Hackers stole over $1.2 bn from banks and financial institutions: Kaspersky Lab
17 Feb 2015
Security company Kaspersky Lab has said that hackers have stolen over $1.2 billion from several banks and financial institutions in the past two years, across 30 countries, including Russia, US, Germany, China, Ukraine and Canada, www.abc.net.au reported.
The Russia-based cyber security firm said it had been investigating with Interpol to track down the criminals.
The attackers did not even need to get into the bank's services; on entering the network, they learned how to hide the money transaction activities behind particular actions, according to the firm.
Kaspersky said a group of multi-national hackers from Russia, China, Ukraine and parts of Europe used a type of virus known as Carbanak malware to access bank employee computers and ultimately get inside their networks.
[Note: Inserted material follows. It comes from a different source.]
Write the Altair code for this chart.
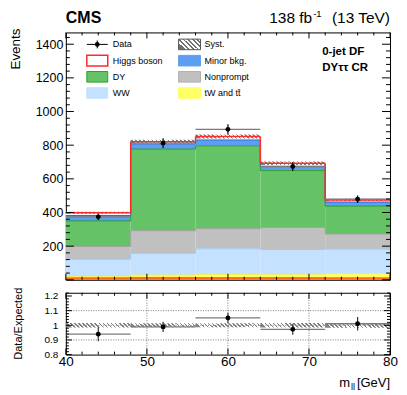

On gaining access, they mimicked the actions of cash transfer staff after watching how they operated and then transferred money from the bank into off-shore accounts, or ordered the bank's ATMs to dispense cash to a waiting criminal.
The targets were mostly central accounts as opposed to customer accounts and usually around $10 million was stolen in each raid.
According to ANZ, it was not affected, while the other three big Australian banks, the Commonwealth, Westpac and National Australia Bank declined to comment on this particular attack.
Moscow-based Kaspersky Lab, a major global player in the cybersecurity industry, is a familiar name to Boston sports fans through its advertising on New England Patriots broadcasts, www.bostonglobe.com reported.
Reports now say the same gang of internet criminals that Kaspersky reported might also have masterminded the theft last year of about 1.2 million credit card numbers from Framingham-based Staples Inc, the office supply chain.
Kaspersky Lab was founded by Eugene Kaspersky, who was a military cryptographer for the former Soviet Union.
He was trained as a hacker, according to Stu Sjouwerman, chief executive of the computer security training firm KnowBe4 LLC in Clearwater, Florida.